What this task involves: Starting at the first line of the data, print each line verbatim up to and including the line bearing "244.5, 245, 245.5]", omitting pictures.
------------------------------------
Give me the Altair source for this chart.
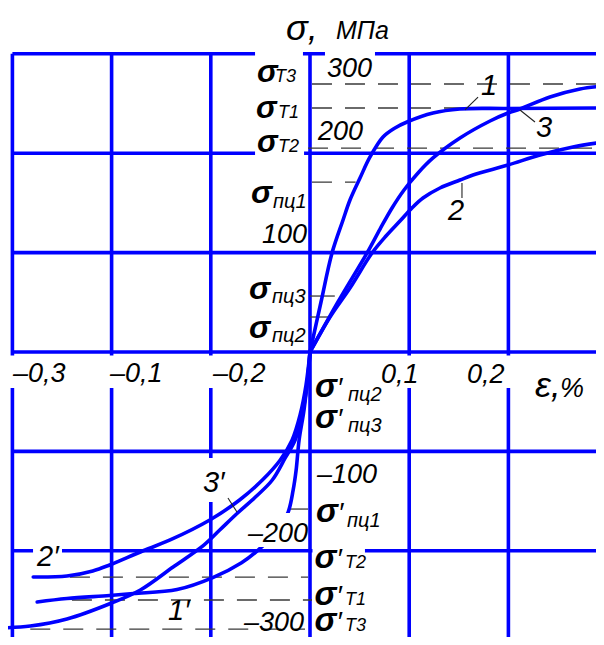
import altair as alt
import pandas as pd

BLUE = "#0000FF"
FONT = "Liberation Sans"

# ---------------- data (strain, % ; stress, MPa) ----------------
eps_1 = [0, 0.0111, 0.0222, 0.0333, 0.0403, 0.0504, 0.0605, 0.0736, 0.0857, 0.0978, 0.124, 0.151, 0.1996, 0.2964]
sig_1 = [0, 50.3, 99.6, 132.8, 152.9, 175, 196.2, 216.3, 225.4, 231.4, 240.4, 244.5, 245, 245.5]

eps_3 = [0, 0.0282, 0.0575, 0.0706, 0.0827, 0.0948, 0.1089, 0.124, 0.1512, 0.1815, 0.1996, 0.2117, 0.2419, 0.2722, 0.2964]
sig_3 = [0, 50.3, 99.6, 123.7, 144.9, 163, 180.1, 195.2, 215.3, 232.4, 240.4, 244.5, 256.5, 264.6, 267.6]

eps_2 = [0, 0.0202, 0.0403, 0.0625, 0.0766, 0.0907, 0.1028, 0.1139, 0.131, 0.1512, 0.1643, 0.1996, 0.2319, 0.2651, 0.2964]
sig_2 = [0, 35.2, 64.4, 99.6, 116.7, 131.8, 144.9, 154.9, 165, 173, 178.1, 188.1, 198.2, 206.2, 211.3]

eps_1c = [0, -0.002, -0.006, -0.011, -0.014, -0.017, -0.022, -0.032, -0.052, -0.069, -0.098, -0.134, -0.178, -0.202, -0.245, -0.275]
sig_1c = [0, -23, -58, -88.5, -119, -139, -161, -179, -199, -212, -227, -239, -243, -245, -248, -251.5]

eps_2c = [0, -0.004, -0.010, -0.018, -0.030, -0.048, -0.071, -0.101, -0.141, -0.171, -0.202, -0.219, -0.245, -0.279]
sig_2c = [0, -33.2, -63.4, -88.5, -108.6, -128.8, -148.9, -169, -189.1, -201.2, -214.3, -220.3, -225.4, -226.4]

eps_3c = [0, -0.003, -0.008, -0.015, -0.025, -0.038, -0.055, -0.073, -0.091, -0.107, -0.138, -0.171, -0.200, -0.245, -0.282, -0.3125]
sig_3c = [0, -33.2, -63.4, -88.5, -106.6, -128.8, -145.9, -162, -179.1, -194.2, -216.3, -239.4, -252.5, -268.6, -275.7, -277.7]

grid_eps = [-0.3, -0.2, -0.1, 0.0, 0.1, 0.2]
grid_sig = [300, 200, 100, 0, -100, -200]

# characteristic stress levels (reference lines)
ref_sig = [269.6, 245.5, 205.2, 171, 56.3, 35.2, -158, -226.4, -249.5, -278.7]
ref_from = [0.002, 0.002, -0.002, 0.002, 0, 0, -0.021, -0.242, -0.240, -0.282]
ref_to = [0.2964, 0.2964, 0.2964, 0.046, 0.025, 0.020, -0.002, -0.002, 0.002, -0.005]
ref_dashed = [True, True, True, True, False, False, False, True, True, True]

X_DOM = [-0.30444, 0.28831]
Y_DOM = [-286.72, 346.08]

# ---------------- tables ----------------
rows = []
for name, e, s in [("1", eps_1, sig_1), ("3", eps_3, sig_3), ("2", eps_2, sig_2),
                   ("1c", eps_1c, sig_1c), ("2c", eps_2c, sig_2c), ("3c", eps_3c, sig_3c)]:
    for i, (a, b) in enumerate(zip(e, s)):
        rows.append({"curve": name, "i": i, "eps": a, "sig": b})
curves = pd.DataFrame(rows)

vgrid = pd.DataFrame({"eps": grid_eps, "top": 300, "bottom": -400})
hgrid = pd.DataFrame({"sig": grid_sig, "left": -0.3, "right": 0.4})

refs = pd.DataFrame({"sig": ref_sig, "a": ref_from, "b": ref_to, "dashed": ref_dashed})

# white label backgrounds (x1, x2, y1, y2 in data units)
boxes = pd.DataFrame([
    (-0.0554, -0.0071, 292.7, 305.8),
    (0.0151, 0.0655, 265.6, 305.8),
    (-0.0554, -0.0060, 193.2, 203.2),
    (-0.3044, -0.2117, -36.2, -3.6),
    (-0.2067, -0.1361, -36.2, -3.6),
    (-0.1058, -0.0202, -36.2, -3.6),
    (0.0655, 0.1089, -36.2, -3.6),
    (0.1532, 0.2036, -36.2, -3.6),
    (-0.1109, -0.0847, -150.9, -106.6),
    (-0.2792, -0.2500, -217.3, -189.1),
    (0.0025, 0.0554, -218.3, -194.2),
    (0.1532, 0.1946, 256.5, 284.7),
    (-0.0685, -0.0101, -294.8, -264.6),
    (-0.1452, -0.1210, -271.6, -245.5),
], columns=["x1", "x2", "y1", "y2"])
box_over = pd.DataFrame([(-0.0655, -0.0040, -196.2, -162.0)], columns=["x1", "x2", "y1", "y2"])

leaders = pd.DataFrame([
    (0.1562, 243.5, 0.1694, 256.5),
    (0.2117, 243.5, 0.2268, 231.4),
    (0.1532, 170.0, 0.1532, 154.9),
    (-0.0827, -146.9, -0.0736, -161.0),
], columns=["x1", "y1", "x2", "y2"])

# bold sigma symbols
sig_bold = pd.DataFrame([
    ("σ", -0.0534, 271.6, 31), ("σ", -0.0544, 235.4, 31), ("σ", -0.0534, 201.2, 31),
    ("σ", -0.0595, 149.9, 32), ("σ", -0.0615, 53.3, 32), ("σ", -0.0615, 14.1, 32),
    ("σ", 0.0050, -45.3, 33), ("σ", 0.0050, -76.5, 33), ("σ", 0.0060, -171.0, 33),
    ("σ", 0.0045, -217.3, 33), ("σ", 0.0045, -254.5, 33), ("σ", 0.0045, -280.5, 33),
], columns=["t", "x", "y", "s"])

# thin italic texts
ital = pd.DataFrame([
    ("Т3", -0.0353, 271.6, 18), ("Т1", -0.0323, 235.4, 18), ("Т2", -0.0323, 201.2, 18),
    ("пц1", -0.0373, 144.9, 20), ("пц3", -0.0383, 49.3, 20), ("пц2", -0.0383, 10.1, 20),
    ("пц2", 0.0383, -49.3, 20), ("пц3", 0.0383, -80.5, 20), ("пц1", 0.0373, -176.0, 20),
    ("Т2", 0.0353, -217.3, 18), ("Т1", 0.0353, -254.5, 18), ("Т3", 0.0353, -280.5, 18),
    ("′", 0.0272, -45.3, 28), ("′", 0.0272, -76.5, 28), ("′", 0.0282, -171.0, 28),
    ("′", 0.0267, -217.3, 28), ("′", 0.0267, -254.5, 28), ("′", 0.0267, -280.5, 28),
    ("300", 0.0171, 276.7, 27), ("200", 0.0081, 213.3, 27), ("100", -0.0484, 109.7, 27),
    ("–0,3", -0.2994, -30.2, 27), ("–0,1", -0.2016, -30.2, 27), ("–0,2", -0.0978, -30.2, 27),
    ("0,1", 0.0716, -31.2, 27), ("0,2", 0.1583, -31.2, 27),
    ("–100", 0.0071, -131.8, 27), ("–200", -0.0625, -191.1, 27), ("–300", -0.0665, -281.0, 27),
    ("1", 0.1724, 258.5, 29), ("3", 0.2278, 216.3, 29), ("2", 0.1391, 132.8, 29),
    ("1′", -0.1431, -269.6, 29), ("2′", -0.2752, -215.3, 29), ("3′", -0.1079, -140.8, 29),
    ("МПа", 0.0262, 315.0, 25), ("%", 0.2520, -45.3, 27),
], columns=["t", "x", "y", "s"])

plain = pd.DataFrame([
    ("σ,", -0.0242, 313.5, 36), ("ε,", 0.2268, -45.3, 36),
], columns=["t", "x", "y", "s"])

xs = alt.Scale(domain=X_DOM, nice=False, zero=False)
ys = alt.Scale(domain=Y_DOM, nice=False, zero=False)


def X(f):
    return alt.X(f, type="quantitative", scale=xs, axis=None)


def Y(f):
    return alt.Y(f, type="quantitative", scale=ys, axis=None)


vlines = alt.Chart(vgrid).mark_rule(color=BLUE, strokeWidth=3.6, clip=True).encode(
    x=X("eps"), y=Y("top"), y2=alt.Y2("bottom"))
hlines = alt.Chart(hgrid).mark_rule(color=BLUE, strokeWidth=3.6, clip=True).encode(
    y=Y("sig"), x=X("left"), x2=alt.X2("right"))

bg = alt.Chart(boxes).mark_rect(color="white", clip=True).encode(
    x=X("x1"), x2=alt.X2("x2"), y=Y("y1"), y2=alt.Y2("y2"))

dashed = alt.Chart(refs[refs.dashed]).mark_rule(color="#3a3a3a", strokeWidth=1.3, strokeDash=[20, 13], clip=True).encode(
    y=Y("sig"), x=X("a"), x2=alt.X2("b"))
solid = alt.Chart(refs[~refs.dashed]).mark_rule(color="#3a3a3a", strokeWidth=1.3, clip=True).encode(
    y=Y("sig"), x=X("a"), x2=alt.X2("b"))

lines = alt.Chart(curves).mark_line(color=BLUE, strokeWidth=3.6, clip=True, interpolate="catmull-rom",
                                    strokeJoin="round", strokeCap="round").encode(
    x=X("eps"), y=Y("sig"), detail="curve:N", order="i:Q")

fg = alt.Chart(box_over).mark_rect(color="white").encode(
    x=X("x1"), x2=alt.X2("x2"), y=Y("y1"), y2=alt.Y2("y2"))

lead = alt.Chart(leaders).mark_rule(color="#222", strokeWidth=1.1).encode(
    x=X("x1"), y=Y("y1"), x2=alt.X2("x2"), y2=alt.Y2("y2"))

t_bold = alt.Chart(sig_bold).mark_text(align="left", baseline="alphabetic", font=FONT,
                                       fontStyle="italic", fontWeight="bold", color="black").encode(
    x=X("x"), y=Y("y"), text="t:N", size=alt.Size("s:Q", scale=None))
t_ital = alt.Chart(ital).mark_text(align="left", baseline="alphabetic", font=FONT,
                                   fontStyle="italic", color="black").encode(
    x=X("x"), y=Y("y"), text="t:N", size=alt.Size("s:Q", scale=None))
t_plain = alt.Chart(plain).mark_text(align="left", baseline="alphabetic", font=FONT,
                                     fontStyle="italic", color="black").encode(
    x=X("x"), y=Y("y"), text="t:N", size=alt.Size("s:Q", scale=None))

chart = alt.layer(vlines, hlines, bg, dashed, solid, lines, fg, lead, t_bold, t_ital, t_plain).properties(
    width=588, height=629, padding=0, background="white",
    autosize=alt.AutoSizeParams(type="none"),
).configure_view(stroke=None)

chart.save("out.html", embed_options={"renderer": "svg", "actions": False})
------------------------------------
Exercise response:
Give me the Altair source for this chart.
import altair as alt
import pandas as pd

BLUE = "#0000FF"
FONT = "Liberation Sans"

# ---------------- data (strain, % ; stress, MPa) ----------------
eps_1 = [0, 0.0111, 0.0222, 0.0333, 0.0403, 0.0504, 0.0605, 0.0736, 0.0857, 0.0978, 0.124, 0.151, 0.1996, 0.2964]
sig_1 = [0, 50.3, 99.6, 132.8, 152.9, 175, 196.2, 216.3, 225.4, 231.4, 240.4, 244.5, 245, 245.5]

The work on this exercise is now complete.